The head of the World Anti-Doping Agency has called on athletes using performing enhancing drugs to pull themselves out of the London Olympics.

WADA president John Fahey said the Games would be the most tested ever and that athletes owed it to their teams and their opponents, as well as the image of the Olympics, to play fair and quit before competing.

"I say this in the clearest way possible: if you are a doping athlete and you are planning to compete in London then you must withdraw from your Olympic team," Fahey said in a statement.

"Doping is cheating, plain and simple. And if you compete in London as a doped athlete then not only will you be cheating your fellow athletes, you will be cheating sports fans across the world, doing a disservice to your national flag and flouting the ideals of the Olympic Movement," he said.

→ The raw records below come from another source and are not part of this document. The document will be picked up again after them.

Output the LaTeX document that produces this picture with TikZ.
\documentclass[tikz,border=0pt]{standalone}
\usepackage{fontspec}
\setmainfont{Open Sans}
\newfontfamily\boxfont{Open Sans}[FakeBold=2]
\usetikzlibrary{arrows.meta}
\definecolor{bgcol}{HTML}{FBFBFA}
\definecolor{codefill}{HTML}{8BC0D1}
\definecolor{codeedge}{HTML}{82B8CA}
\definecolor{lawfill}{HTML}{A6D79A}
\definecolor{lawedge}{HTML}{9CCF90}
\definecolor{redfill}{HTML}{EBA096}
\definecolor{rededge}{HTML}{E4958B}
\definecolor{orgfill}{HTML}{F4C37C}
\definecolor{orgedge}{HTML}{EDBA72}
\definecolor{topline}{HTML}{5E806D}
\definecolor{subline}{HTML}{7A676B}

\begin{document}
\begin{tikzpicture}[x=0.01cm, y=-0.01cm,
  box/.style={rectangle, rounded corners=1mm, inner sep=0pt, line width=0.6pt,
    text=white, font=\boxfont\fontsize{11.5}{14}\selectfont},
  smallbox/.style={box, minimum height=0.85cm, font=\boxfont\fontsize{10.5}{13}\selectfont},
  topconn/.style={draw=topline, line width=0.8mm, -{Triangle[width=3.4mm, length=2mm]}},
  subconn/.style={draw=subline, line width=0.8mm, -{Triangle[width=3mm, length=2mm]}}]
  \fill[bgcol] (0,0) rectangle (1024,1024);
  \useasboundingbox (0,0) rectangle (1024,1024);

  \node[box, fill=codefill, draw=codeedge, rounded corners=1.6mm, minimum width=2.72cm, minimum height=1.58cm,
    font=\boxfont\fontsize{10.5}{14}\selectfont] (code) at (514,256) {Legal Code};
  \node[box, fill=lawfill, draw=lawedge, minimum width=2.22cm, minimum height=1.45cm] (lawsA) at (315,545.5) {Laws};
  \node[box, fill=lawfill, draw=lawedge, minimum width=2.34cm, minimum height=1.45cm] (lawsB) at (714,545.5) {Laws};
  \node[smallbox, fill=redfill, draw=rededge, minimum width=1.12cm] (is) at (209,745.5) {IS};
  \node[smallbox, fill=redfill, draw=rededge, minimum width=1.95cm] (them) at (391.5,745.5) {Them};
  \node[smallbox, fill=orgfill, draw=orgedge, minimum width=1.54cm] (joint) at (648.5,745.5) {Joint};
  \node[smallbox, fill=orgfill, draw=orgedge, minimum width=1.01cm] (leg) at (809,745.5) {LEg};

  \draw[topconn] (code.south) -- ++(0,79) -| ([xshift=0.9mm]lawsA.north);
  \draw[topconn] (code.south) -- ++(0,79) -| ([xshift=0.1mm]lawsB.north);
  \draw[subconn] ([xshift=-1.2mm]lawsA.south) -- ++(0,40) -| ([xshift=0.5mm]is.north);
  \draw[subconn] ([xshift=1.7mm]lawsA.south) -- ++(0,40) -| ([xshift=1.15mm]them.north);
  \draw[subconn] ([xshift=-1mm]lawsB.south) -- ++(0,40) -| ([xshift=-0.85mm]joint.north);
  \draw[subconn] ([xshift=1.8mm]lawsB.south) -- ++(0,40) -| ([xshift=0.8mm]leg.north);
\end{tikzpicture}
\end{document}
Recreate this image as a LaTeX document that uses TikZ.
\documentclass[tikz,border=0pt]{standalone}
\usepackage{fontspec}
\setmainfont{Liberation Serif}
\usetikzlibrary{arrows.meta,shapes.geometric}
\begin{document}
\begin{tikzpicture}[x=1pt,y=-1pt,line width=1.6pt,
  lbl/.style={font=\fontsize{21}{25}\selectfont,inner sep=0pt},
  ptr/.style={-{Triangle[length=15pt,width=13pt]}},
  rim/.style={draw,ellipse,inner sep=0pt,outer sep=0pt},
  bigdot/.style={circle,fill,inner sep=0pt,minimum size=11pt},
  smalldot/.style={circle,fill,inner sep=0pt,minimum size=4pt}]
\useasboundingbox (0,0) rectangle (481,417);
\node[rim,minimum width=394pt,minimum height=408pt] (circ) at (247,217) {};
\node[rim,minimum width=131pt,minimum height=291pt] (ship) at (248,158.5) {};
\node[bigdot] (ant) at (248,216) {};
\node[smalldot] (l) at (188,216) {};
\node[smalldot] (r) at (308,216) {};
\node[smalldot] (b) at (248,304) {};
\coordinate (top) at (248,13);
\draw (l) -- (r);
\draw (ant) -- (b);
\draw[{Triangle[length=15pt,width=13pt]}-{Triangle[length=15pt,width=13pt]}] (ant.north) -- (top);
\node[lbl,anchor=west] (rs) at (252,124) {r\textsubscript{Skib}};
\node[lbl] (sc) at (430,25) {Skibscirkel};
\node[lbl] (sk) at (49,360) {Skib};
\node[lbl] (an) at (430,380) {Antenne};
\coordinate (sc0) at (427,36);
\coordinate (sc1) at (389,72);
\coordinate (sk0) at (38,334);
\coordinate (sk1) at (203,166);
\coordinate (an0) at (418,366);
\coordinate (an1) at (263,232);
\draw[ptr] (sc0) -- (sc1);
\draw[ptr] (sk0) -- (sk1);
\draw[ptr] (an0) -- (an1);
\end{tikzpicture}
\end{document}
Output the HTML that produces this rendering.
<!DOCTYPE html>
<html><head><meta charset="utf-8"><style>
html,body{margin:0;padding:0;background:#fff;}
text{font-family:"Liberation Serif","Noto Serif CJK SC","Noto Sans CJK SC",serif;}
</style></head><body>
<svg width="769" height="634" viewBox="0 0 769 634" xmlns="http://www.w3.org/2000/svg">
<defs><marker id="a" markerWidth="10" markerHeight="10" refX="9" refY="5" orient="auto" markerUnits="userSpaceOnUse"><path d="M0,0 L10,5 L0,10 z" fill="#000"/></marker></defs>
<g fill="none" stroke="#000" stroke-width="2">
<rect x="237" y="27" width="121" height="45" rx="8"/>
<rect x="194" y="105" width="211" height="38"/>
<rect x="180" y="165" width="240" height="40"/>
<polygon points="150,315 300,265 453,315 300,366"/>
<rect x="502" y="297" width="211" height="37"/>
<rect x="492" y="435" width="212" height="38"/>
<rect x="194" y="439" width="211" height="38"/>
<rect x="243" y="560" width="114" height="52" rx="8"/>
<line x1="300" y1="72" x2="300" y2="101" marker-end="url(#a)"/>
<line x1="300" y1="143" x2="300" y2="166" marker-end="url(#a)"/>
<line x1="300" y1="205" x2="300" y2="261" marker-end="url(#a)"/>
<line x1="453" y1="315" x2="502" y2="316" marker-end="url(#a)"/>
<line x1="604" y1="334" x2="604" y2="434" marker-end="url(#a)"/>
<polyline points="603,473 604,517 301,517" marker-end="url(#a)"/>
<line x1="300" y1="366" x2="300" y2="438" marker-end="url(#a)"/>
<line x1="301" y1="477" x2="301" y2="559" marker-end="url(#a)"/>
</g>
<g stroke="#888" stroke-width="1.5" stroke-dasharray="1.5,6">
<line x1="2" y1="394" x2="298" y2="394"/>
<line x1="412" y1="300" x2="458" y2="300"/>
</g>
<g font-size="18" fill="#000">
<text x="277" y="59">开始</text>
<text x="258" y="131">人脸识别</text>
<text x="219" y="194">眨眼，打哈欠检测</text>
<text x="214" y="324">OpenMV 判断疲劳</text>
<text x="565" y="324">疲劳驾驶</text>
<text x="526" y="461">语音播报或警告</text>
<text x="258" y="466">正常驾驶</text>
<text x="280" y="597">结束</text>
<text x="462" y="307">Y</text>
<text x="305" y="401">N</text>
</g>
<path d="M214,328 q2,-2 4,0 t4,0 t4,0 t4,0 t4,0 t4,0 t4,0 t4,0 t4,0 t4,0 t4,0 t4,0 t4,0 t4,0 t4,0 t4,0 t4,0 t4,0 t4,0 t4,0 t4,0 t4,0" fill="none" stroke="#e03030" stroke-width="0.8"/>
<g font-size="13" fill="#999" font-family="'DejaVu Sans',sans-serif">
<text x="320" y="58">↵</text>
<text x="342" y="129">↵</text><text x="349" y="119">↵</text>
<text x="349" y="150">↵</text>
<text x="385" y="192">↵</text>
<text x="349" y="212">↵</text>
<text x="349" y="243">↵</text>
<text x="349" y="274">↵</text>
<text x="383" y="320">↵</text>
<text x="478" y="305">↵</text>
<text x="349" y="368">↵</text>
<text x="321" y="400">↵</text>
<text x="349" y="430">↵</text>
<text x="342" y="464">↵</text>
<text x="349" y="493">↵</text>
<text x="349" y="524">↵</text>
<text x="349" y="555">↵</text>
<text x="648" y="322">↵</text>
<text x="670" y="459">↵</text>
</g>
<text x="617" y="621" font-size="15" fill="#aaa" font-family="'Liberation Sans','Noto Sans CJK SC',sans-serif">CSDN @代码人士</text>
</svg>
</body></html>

The Games begins on July 27 and run until August 12 although the 'in-competition' testing period start with the opening of the Athletes Village on July 16.

There will be around 6,250 samples analysed at the Games while U.K Anti Doping have also been mandated to test in pre-competition training camps.

"There has been a coherent effort to make London 2012 as 'clean' as possible and doping athletes should know that their chances of avoiding detection are the smallest they have ever been," said Fahey.

"A doping athlete cannot achieve success, it is a complete contradiction. Even if a doping athlete were to win a medal he or she would never be able to look at themselves in the mirror and say 'well done, I deserved this'," he added.

"The Olympic Games is the absolute pinnacle for many athletes, and for them to train endlessly over a four-year period and then have their efforts belittled by a doping athlete, to me that is complete and utter betrayal of what sport stands for."

There were 20 proven cases of doping at the Beijing Games four years ago, including six horses, down from 26 cases in Athens in 2004.

"Athletes are responsible for what they put into their bodies and athletes are responsible for whether or not they choose to dope," said Fahey.